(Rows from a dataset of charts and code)
--- Begin ---

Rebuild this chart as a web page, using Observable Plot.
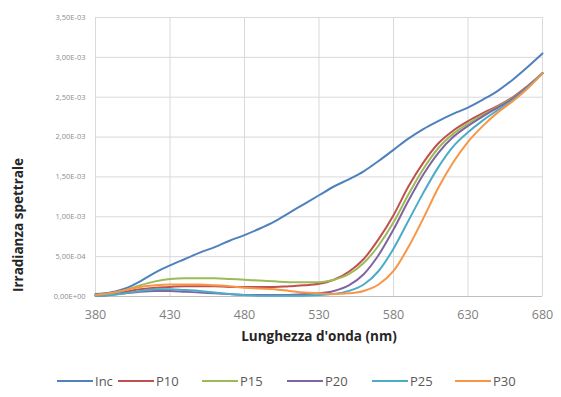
<!DOCTYPE html>
<html>
<head>
<meta charset="utf-8">
<script src="https://cdn.jsdelivr.net/npm/d3@7"></script>
<script src="https://cdn.jsdelivr.net/npm/@observablehq/plot@0.6"></script>
<style>
  body { margin: 0; background: #fff; font-family: "Open Sans", Lato, sans-serif; }
  #legend { position: relative; height: 20px; margin-top: 27px; font-size: 13px; color: #595959; }
  .item { position: absolute; top: 0; display: flex; align-items: center; height: 18px; }
  .swatch { display: inline-block; width: 36px; height: 2px; margin-right: 2px; }
</style>
</head>
<body>
<div id="chart"></div>
<div id="legend"></div>
<script>
const wavelengths = [380,390,400,410,420,430,440,450,460,470,480,490,500,510,520,530,540,550,560,570,580,590,600,610,620,630,640,650,660,670,680];
// values in units of 1e-3
const inc = [0.03,0.05,0.10,0.19,0.30,0.39,0.47,0.55,0.62,0.70,0.77,0.85,0.94,1.05,1.16,1.27,1.38,1.47,1.57,1.70,1.84,1.98,2.10,2.20,2.29,2.37,2.47,2.58,2.72,2.88,3.05];
const p10 = [0.02,0.03,0.06,0.09,0.11,0.12,0.13,0.13,0.13,0.12,0.12,0.12,0.12,0.13,0.14,0.16,0.21,0.31,0.47,0.72,1.02,1.38,1.68,1.92,2.08,2.20,2.30,2.39,2.50,2.64,2.80];
const p15 = [0.02,0.04,0.08,0.14,0.19,0.22,0.23,0.23,0.23,0.22,0.21,0.20,0.19,0.18,0.18,0.18,0.21,0.28,0.42,0.64,0.93,1.28,1.60,1.86,2.04,2.17,2.28,2.38,2.49,2.63,2.80];
const p20 = [0.01,0.02,0.04,0.06,0.07,0.07,0.06,0.05,0.04,0.03,0.02,0.02,0.02,0.02,0.03,0.04,0.07,0.14,0.28,0.52,0.84,1.20,1.53,1.80,2.00,2.14,2.26,2.37,2.48,2.63,2.80];
const p25 = [0.01,0.02,0.04,0.07,0.09,0.09,0.08,0.07,0.05,0.03,0.02,0.01,0.01,0.01,0.01,0.02,0.03,0.07,0.15,0.32,0.60,0.95,1.30,1.62,1.88,2.06,2.21,2.34,2.46,2.62,2.80];
const p30 = [0.02,0.04,0.08,0.12,0.14,0.15,0.15,0.15,0.14,0.13,0.11,0.10,0.09,0.07,0.05,0.04,0.03,0.04,0.07,0.15,0.32,0.62,0.98,1.36,1.68,1.94,2.14,2.31,2.45,2.61,2.80];

const seriesNames = ["Inc","P10","P15","P20","P25","P30"];
const seriesValues = [inc,p10,p15,p20,p25,p30];
const colors = ["#4F81BD","#C0504D","#9BBB59","#8064A2","#4BACC6","#F79646"];

const xTicks = [380,430,480,530,580,630,680];
const yTicks = [0,0.5,1,1.5,2,2.5,3,3.5];
const yTickLabels = ["0,00E+00","5,00E-04","1,00E-03","1,50E-03","2,00E-03","2,50E-03","3,00E-03","3,50E-03"];
const xTitle = "Lunghezza d'onda (nm)";
const yTitle = "Irradianza spettrale";

const data = seriesNames.flatMap((s, i) => wavelengths.map((w, j) => ({series: s, wl: w, v: seriesValues[i][j]})));

const chart = Plot.plot({
  width: 561,
  height: 345,
  marginLeft: 95,
  marginRight: 19,
  marginTop: 17,
  marginBottom: 49,
  style: {fontFamily: "'Open Sans', Lato, sans-serif", background: "#fff"},
  x: {domain: [380, 680]},
  y: {domain: [0, 3.5]},
  color: {domain: seriesNames, range: colors},
  marks: [
    Plot.gridX(xTicks, {stroke: "#d9d9d9", strokeOpacity: 1}),
    Plot.gridY(yTicks, {stroke: "#d9d9d9", strokeOpacity: 1}),
    Plot.ruleY([0], {stroke: "#bfbfbf"}),
    Plot.axisX(xTicks, {tickSize: 0, tickPadding: 14, fontSize: 12.5, fill: "#7f7f7f", label: null}),
    Plot.axisY(yTicks, {tickSize: 0, tickPadding: 10, fontSize: 7.5, fill: "#8c8c8c", label: null,
      tickFormat: d => yTickLabels[yTicks.indexOf(d)]}),
    Plot.line(data, {x: "wl", y: "v", stroke: "series", strokeWidth: 2, curve: "monotone-x"}),
    Plot.text([xTitle], {frameAnchor: "bottom", dy: 44, fontSize: 13.5, fontWeight: "bold", fill: "#262626"})
  ]
});
// rotated y-axis title placed explicitly
d3.select(chart).append("text")
  .attr("transform", "translate(19,225) rotate(-90)")
  .attr("text-anchor", "middle")
  .attr("dominant-baseline", "middle")
  .attr("font-size", 13.5)
  .attr("font-weight", "bold")
  .attr("fill", "#262626")
  .text(yTitle);
document.getElementById("chart").appendChild(chart);

const legendX = [57, 118, 202, 287, 372, 455];
const legend = document.getElementById("legend");
seriesNames.forEach((s, i) => {
  const item = document.createElement("div");
  item.className = "item";
  item.style.left = legendX[i] + "px";
  const sw = document.createElement("span");
  sw.className = "swatch";
  sw.style.background = colors[i];
  item.appendChild(sw);
  const t = document.createElement("span");
  t.textContent = s;
  item.appendChild(t);
  legend.appendChild(item);
});
</script>
</body>
</html>
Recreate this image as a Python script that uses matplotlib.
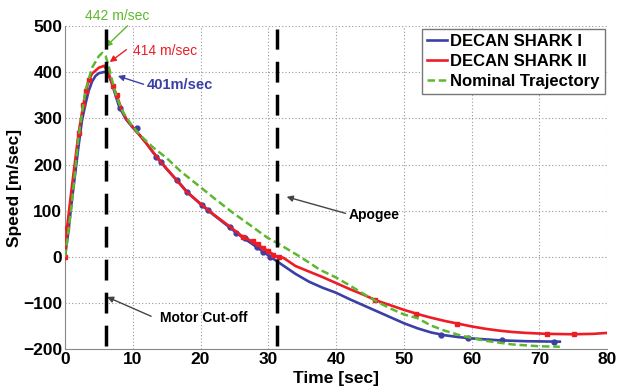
import matplotlib
matplotlib.use('Agg')
import matplotlib.pyplot as plt

plt.rcParams['font.family'] = ['Liberation Sans', 'DejaVu Sans']

# DECAN SHARK I (blue)
t_s1 = [0, 0.5, 1, 1.5, 2, 2.5, 3, 3.5, 4, 4.5, 5, 5.9, 6.5, 7, 7.5, 8, 9, 10, 11, 12, 13, 14, 15,
        16, 17, 18, 20, 22, 24, 26, 28, 30, 31.3, 34, 36, 38, 40, 42, 44, 46, 48, 50, 52, 54, 56,
        58, 60, 62, 64, 68, 73]
v_s1 = [0, 55, 120, 180, 240, 295, 330, 360, 380, 392, 398, 401, 392, 372, 348, 325, 298, 280, 264,
        246, 226, 208, 190, 174, 158, 141, 114, 90, 67, 44, 24, 3, -10, -37, -54, -67, -78, -92,
        -105, -118, -131, -144, -155, -164, -170, -174, -177, -179, -181, -183, -184]
mk_t_s1 = [8.1, 10.6, 13.5, 14.2, 16.5, 18, 20.2, 21.1, 24.3, 25.3, 26.5, 28.3, 29.2, 30.2,
           55.5, 59.4, 64.5, 72.1]
mk_v_s1 = [322, 279, 217, 205, 167, 141, 112, 102, 65, 52, 40, 22, 11, 0,
           -169, -177, -181, -184]

# DECAN SHARK II (red)
t_s2 = [0, 0.3, 1, 2, 2.7, 3.1, 3.5, 4, 5, 5.8, 6.5, 7.1, 7.6, 8.4, 9, 10, 11, 12, 14, 16, 18, 20,
        22, 24, 26, 28, 30, 31.3, 32.2, 34, 36, 38, 40, 42, 44, 46, 48, 50, 52, 54, 56, 58, 60, 62,
        64, 66, 68, 71, 75, 78, 80]
v_s2 = [0, 63, 150, 268, 329, 359, 383, 397, 410, 414, 395, 370, 351, 318, 300, 281, 264, 246, 208,
        174, 140, 115, 91, 69, 46, 30, 12, 0, -2, -20, -32, -44, -57, -70, -82, -95, -105, -115,
        -124, -132, -139, -145, -151, -156, -160, -163, -165, -167, -168, -167, -165]
mk_t_s2 = [0, 0.3, 2.1, 2.7, 3.1, 3.5, 7.1, 7.6, 26.3, 27.8, 28.5, 29.2, 30.0, 30.7, 31.5,
           45.7, 51.8, 57.8, 71.1, 75.1]
mk_v_s2 = [0, 63, 268, 329, 359, 383, 370, 351, 43, 35, 28, 19, 12, 4, 0,
           -93, -123, -145, -167, -168]

# Nominal trajectory (green dashed)
t_nom = [0, 0.5, 1, 2, 3, 4, 5, 5.5, 6, 6.5, 7, 7.6, 8.5, 9.8, 11, 13, 15, 17, 19.9, 22, 24.8,
         27, 29.8, 31.3, 34.7, 37.6, 40, 42, 44, 46, 48, 50, 52, 54, 56, 58, 60, 62, 64, 66, 68,
         70, 73]
v_nom = [0, 55, 115, 260, 360, 410, 435, 442, 435, 410, 380, 347, 315, 286, 265, 237, 214, 186,
         152, 127, 95, 72, 42, 30, 0, -28, -45, -62, -80, -97, -112, -125, -133, -149, -160, -169,
         -176, -182, -186, -190, -192, -194, -195]

t_cutoff = 6.0
t_apogee = 31.3

c_blue = '#3b3fa6'
c_red = '#ee1c25'
c_green = '#5cb82e'

fig = plt.figure(figsize=(6.19, 3.90), dpi=100)
ax = fig.add_axes([0.105, 0.105, 0.876, 0.828])

ax.plot(t_s1, v_s1, color=c_blue, lw=1.9, label='DECAN SHARK I', zorder=3)
ax.plot(mk_t_s1, mk_v_s1, 'o', color=c_blue, ms=3.5, zorder=3)
ax.plot(t_s2, v_s2, color=c_red, lw=1.9, label='DECAN SHARK II', zorder=4)
ax.plot(mk_t_s2, mk_v_s2, 's', color=c_red, ms=3.5, zorder=4)
ax.plot(t_nom, v_nom, '--', color=c_green, lw=1.8, dashes=(3, 1.5),
        label='Nominal Trajectory', zorder=5)

for tv in (t_cutoff, t_apogee):
    ax.axvline(tv, color='black', lw=2.5, dashes=(6, 3.5), ymin=0.01, ymax=0.99, zorder=6)

ax.set_xlim(0, 80)
ax.set_ylim(-200, 500)
ax.set_xticks(range(0, 81, 10))
ax.set_yticks(range(-200, 501, 100))
ax.grid(True, color='#999999', linestyle=(0, (1, 2)), lw=0.8)
for s in ('top', 'right'):
    ax.spines[s].set_visible(False)
for s in ('left', 'bottom'):
    ax.spines[s].set_color('#888888')
ax.tick_params(length=0, labelsize=12.5, pad=2)
for lab in ax.get_xticklabels() + ax.get_yticklabels():
    lab.set_fontweight('bold')

ax.set_xlabel('Time [sec]', fontsize=12.5, fontweight='bold', labelpad=3)
ax.set_ylabel('Speed [m/sec]', fontsize=12.5, fontweight='bold', labelpad=1)

leg = ax.legend(loc='upper right', prop={'weight': 'bold', 'size': 12},
                fancybox=False, edgecolor='#777777', handlelength=1.2, handletextpad=0.2,
                borderpad=0.3, labelspacing=0.3, borderaxespad=0.15, framealpha=1)
leg.get_frame().set_linewidth(1.0)

ap = dict(arrowstyle='-|>', lw=1.0, mutation_scale=9, shrinkA=0, shrinkB=0)
ax.annotate('442 m/sec', xy=(6.0, 455), xytext=(3.0, 522), color=c_green, fontsize=10,
            va='center', annotation_clip=False,
            arrowprops=dict(ap, color=c_green, relpos=(0.7, 0)))
ax.annotate('414 m/sec', xy=(6.6, 422), xytext=(10.0, 446), color=c_red, fontsize=10,
            va='center', arrowprops=dict(ap, color=c_red, relpos=(-0.1, 0.6)))
ax.annotate('401m/sec', xy=(7.8, 392), xytext=(12.0, 372), color=c_blue, fontsize=10.5,
            fontweight='bold', va='center', arrowprops=dict(ap, color=c_blue, relpos=(0, 0.5)))
ax.annotate('Motor Cut-off', xy=(6.2, -87), xytext=(14.0, -132), color='black', fontsize=10,
            fontweight='bold', va='center',
            arrowprops=dict(ap, color='#444444', relpos=(-0.1, 0.6)))
ax.annotate('Apogee', xy=(32.7, 130), xytext=(41.8, 91), color='black', fontsize=10,
            fontweight='bold', va='center',
            arrowprops=dict(ap, color='#444444', relpos=(-0.05, 0.6)))

fig.savefig('out.png', dpi=100)
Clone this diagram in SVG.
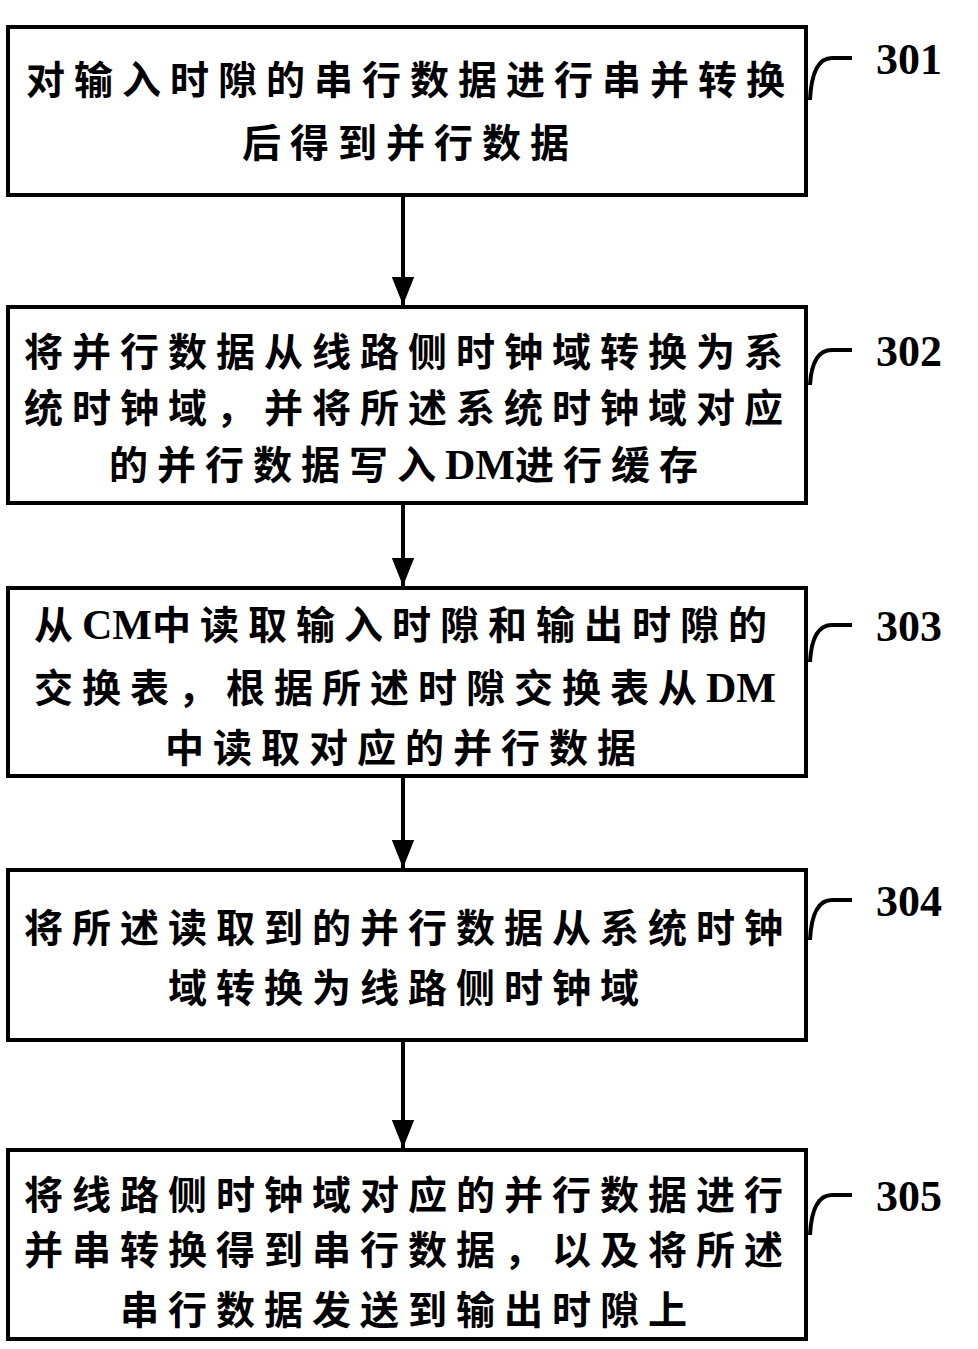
<svg xmlns="http://www.w3.org/2000/svg" width="978" height="1349" viewBox="0 0 978 1349">
<style>
.b{fill:#fff;stroke:#000;stroke-width:4}
.t{font-family:"Noto Sans CJK SC","Liberation Serif",serif;font-weight:bold;font-size:39px;letter-spacing:9px;text-anchor:middle}
.l{font-family:"Liberation Serif",serif;font-size:42px;letter-spacing:0}
.n{font-family:"Liberation Serif",serif;font-size:44px;font-weight:bold}
.c{fill:none;stroke:#000;stroke-width:4}
</style>
<defs>
<marker id="ah" viewBox="0 0 10 10" refX="10" refY="5" markerWidth="28" markerHeight="28" markerUnits="userSpaceOnUse" orient="auto"><path d="M0,1L10,5L0,9z"/></marker></defs>
<g id="connectors">
<line class="c" x1="403" y1="197" x2="403" y2="305" marker-end="url(#ah)"/>
<line class="c" x1="403" y1="505" x2="403" y2="586" marker-end="url(#ah)"/>
<line class="c" x1="403" y1="778" x2="403" y2="868" marker-end="url(#ah)"/>
<line class="c" x1="403" y1="1042" x2="403" y2="1148" marker-end="url(#ah)"/>
</g>
<g id="n301"><rect class="b" x="8" y="27" width="798" height="168"/>
<text class="t" x="410" y="94">对输入时隙的串行数据进行串并转换</text>
<text class="t" x="410" y="157">后得到并行数据</text>
<path class="c" d="M810,100Q812,58 832,58L852,58"/><text class="n" x="876" y="74">301</text></g>
<g id="n302"><rect class="b" x="8" y="307" width="798" height="196"/>
<text class="t" x="408" y="366">将并行数据从线路侧时钟域转换为系</text>
<text class="t" x="408" y="422">统时钟域，并将所述系统时钟域对应</text>
<text class="t" x="408" y="479">的并行数据写入<tspan class="l">DM</tspan>进行缓存</text>
<path class="c" d="M810,385Q812,350 832,350L852,350"/><text class="n" x="876" y="366">302</text></g>
<g id="n303"><rect class="b" x="8" y="588" width="798" height="188"/>
<text class="t" x="405" y="639">从<tspan class="l">CM</tspan>中读取输入时隙和输出时隙的</text>
<text class="t" x="405" y="702">交换表，根据所述时隙交换表从<tspan class="l">DM</tspan></text>
<text class="t" x="405" y="762">中读取对应的并行数据</text>
<path class="c" d="M810,662Q812,625 832,625L852,625"/><text class="n" x="876" y="641">303</text></g>
<g id="n304"><rect class="b" x="8" y="870" width="798" height="170"/>
<text class="t" x="408" y="942">将所述读取到的并行数据从系统时钟</text>
<text class="t" x="408" y="1002">域转换为线路侧时钟域</text>
<path class="c" d="M810,940Q812,900 832,900L852,900"/><text class="n" x="876" y="916">304</text></g>
<g id="n305"><rect class="b" x="8" y="1150" width="798" height="189"/>
<text class="t" x="408" y="1209">将线路侧时钟域对应的并行数据进行</text>
<text class="t" x="408" y="1264">并串转换得到串行数据，以及将所述</text>
<text class="t" x="408" y="1324">串行数据发送到输出时隙上</text>
<path class="c" d="M810,1235Q812,1195 832,1195L852,1195"/><text class="n" x="876" y="1211">305</text></g>
</svg>
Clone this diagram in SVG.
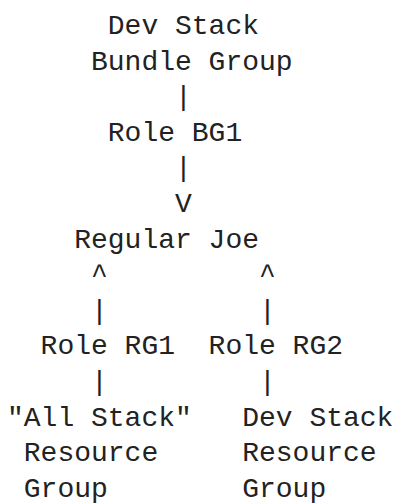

--- End ---

Copy each line above containing the string "matplotlib".

Recreate this image as a Python script that uses matplotlib.
import matplotlib
matplotlib.use('Agg')
import matplotlib.pyplot as plt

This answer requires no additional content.